If your back, hips, hands, or knees are screaming after an hour, your focus drops. Fatigue is a safety problem, not just a comfort complaint. A better seat, smarter handlebar position, improved grips, or adjusted foot controls can help you stay sharper longer.

This matters even more on cruisers because riders often spend long stretches in one position. A bike that fits you well makes emergency braking, low-speed control, and long-distance attention easier. It is not flashy, but it pays off every mile.

The best safety accessories for cruisers work as a system

The mistake a lot of riders make is buying one upgrade and calling it done. Real protection comes from stacking advantages. A loud horn helps when a driver starts drifting. Auxiliary lighting helps that driver notice you sooner. Better mirrors help you spot the threat earlier. Good tires and proper ergonomics help you react cleanly. Protective gear helps if all of that still is not enough.

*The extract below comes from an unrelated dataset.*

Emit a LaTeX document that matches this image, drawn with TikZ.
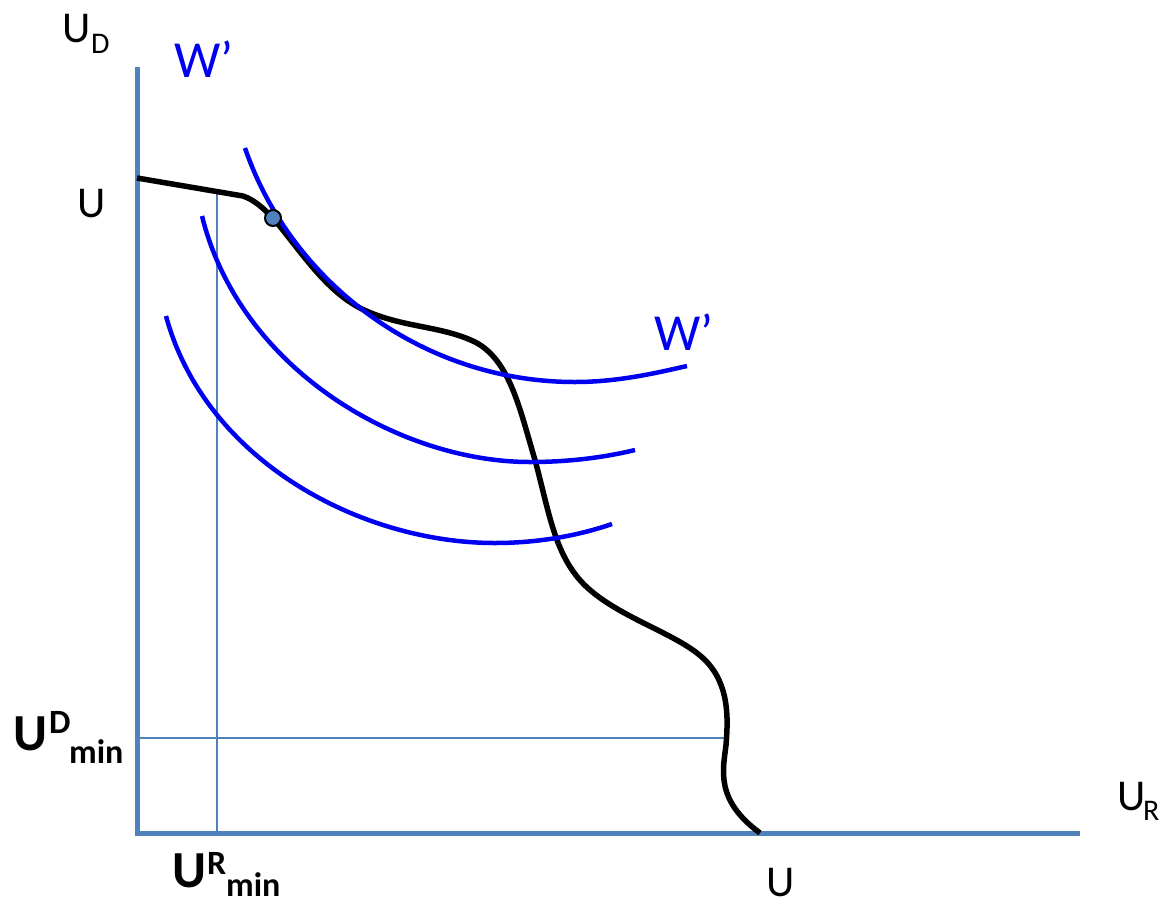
\documentclass[tikz,border=0pt]{standalone}
\usepackage{fontspec}
\setmainfont{Carlito}
\definecolor{axisblue}{HTML}{4F81BD}
\definecolor{curveblue}{HTML}{0000F0}
\begin{document}
\begin{tikzpicture}[x=1pt,y=-1pt,
  axis/.style={draw=axisblue,line width=5pt},
  guide/.style={draw=axisblue,line width=2.5pt},
  indiff/.style={draw=curveblue,line width=4.5pt},
  frontier/.style={draw=black,line width=5.5pt,line join=round},
  lbl/.style={inner sep=0pt,anchor=base west,font=\fontsize{44}{50}\selectfont},
  sub/.style={inner sep=0pt,anchor=base west,font=\fontsize{30}{34}\selectfont},
  wlbl/.style={inner sep=0pt,anchor=base west,text=curveblue,font=\fontsize{52}{58}\selectfont},
  blbl/.style={inner sep=0pt,anchor=base west,font=\fontsize{52}{58}\selectfont\bfseries},
  bsub/.style={inner sep=0pt,anchor=base west,font=\fontsize{34}{38}\selectfont\bfseries}]
\useasboundingbox (0,0) rectangle (1161,905);
% axes
\coordinate (top) at (137,67);
\coordinate (origin) at (137,833);
\coordinate (right) at (1080,833);
\draw[axis] (top) -- (origin) -- (right);
% guide lines
\coordinate (gvtop) at (217,190);
\coordinate (gvbot) at (217,833);
\coordinate (ghl) at (137,738);
\coordinate (ghr) at (727,738);
\draw[guide] (gvtop) -- (gvbot);
\draw[guide] (ghl) -- (ghr);
% frontier
\draw[frontier] (137,178) -- (243,196)
  .. controls (255,200) and (265,210) .. (273,218)
  .. controls (300,250) and (325,290) .. (360,308)
  .. controls (400,328) and (440,325) .. (475,342)
  .. controls (510,360) and (520,410) .. (535,460)
  .. controls (550,515) and (555,560) .. (590,590)
  .. controls (625,620) and (680,635) .. (705,660)
  .. controls (730,685) and (728,720) .. (726,745)
  .. controls (723,770) and (715,800) .. (760,833);
% indifference curves
\draw[indiff] (245,148) .. controls (290,280) and (420,382) .. (575,382)
  .. controls (620,382) and (660,372) .. (687,366);
\draw[indiff] (202,216) .. controls (240,370) and (400,462) .. (530,462)
  .. controls (575,462) and (610,456) .. (635,450);
\draw[indiff] (166,316) .. controls (205,460) and (360,543) .. (495,543)
  .. controls (540,543) and (580,535) .. (612,524);
% tangency point
\node[circle,fill=axisblue,draw=black,line width=2pt,minimum size=16pt,inner sep=0pt] (opt) at (273,218) {};
% labels
\node[lbl] (ud) at (62,42) {U};
\node[sub] (udsub) at (91,53) {D};
\node[wlbl] (w1) at (174,77) {W’};
\node[lbl] (uleft) at (77,217) {U};
\node[wlbl] (w2) at (654,350) {W’};
\node[lbl] (ur) at (1117,810) {U};
\node[sub] (ursub) at (1143,820) {R};
\node[lbl] (ubot) at (766,896) {U};
\node[blbl] (udm) at (13,750) {U};
\node[bsub] (udmsup) at (49,733) {D};
\node[bsub] (udmsub) at (69,763) {min};
\node[blbl] (urm) at (172,887) {U};
\node[bsub] (urmsup) at (207,874) {R};
\node[bsub] (urmsub) at (226,896) {min};
\end{tikzpicture}
\end{document}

That system approach also keeps you from wasting money. If your cruiser still has weak tires, poor rear visibility, and a barely audible horn, dropping cash on cosmetic parts is backwards. Fix the stuff that keeps you alive first. Then make it pretty.

How to choose what to buy first

Start with the risks you face most. If you commute in heavy traffic, upgrade your horn and visibility first. If you do long highway miles, think hard about lighting, tires, fatigue reduction, and protective gear. If your riding includes a lot of parking lot maneuvering and slow-speed work, mirrors, ergonomics, and engine guards move up the list.

Also be honest about installation. Some riders want plug-and-play. Others are happy to wrench. There is no trophy for buying a complicated setup you never install. The best accessory is the one that gets on the bike and works every ride.

A cruiser should feel tough, planted, and ready for anything. The smartest safety upgrades keep that attitude while giving you something even better - more control when traffic turns nasty. Build your bike so it does not just look like a bad-ass machine. Build it so it fights back when the road gets careless.